When evaluating small object tracking performance using the VisDrone -MOT dataset, our method clearly outperforms others, with high MOTA and IDF1 scores indicating its effectiveness in detecting small objects and maintaining identity consistency. Compared to Deepsort, the Multi-Scale Feature Adaptive Enhancement (MS-FAE) module in our method is a major advantage. It combines spatial details and semantic information through multi-scale feature pyramid fusion, which is crucial for small objects with indistinct single-scale features. Its small object adaptive attention mechanism also better highlights small object features. In terms of identity stability, our method has far fewer ID switches, mainly due to the Cross-Frame Association Module (CFAM). The CFAM’s grouped cross-attention captures global semantic associations, and its memory recall mechanism maintains object identity during occlusions, as demonstrated by the successful tracking of a cyclist during occlusion while UAV-SIFT failed. Regarding computational efficiency, our method runs at 14.6 FPS, faster than some counterparts like Flow-Tracker and Deepsort.
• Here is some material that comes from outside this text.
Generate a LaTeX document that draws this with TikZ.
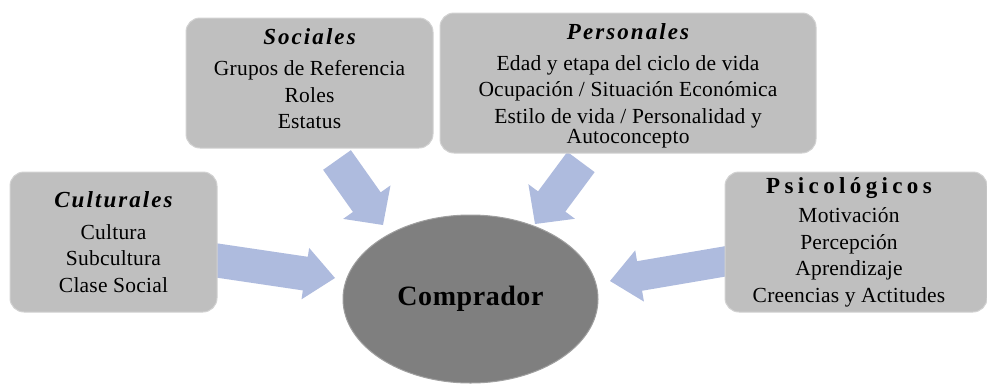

This is achieved through the optimized design of modules like CFAM, whose grouped cross-attention reduces computational complexity, enhancing both feature representation and calculation speed. Overall, the combination of innovative modules such as MS-FAE and CFAM, along with well-tuned hyperparameters, gives our method an edge in detection accuracy, identity stability, and computational efficiency for small object tracking.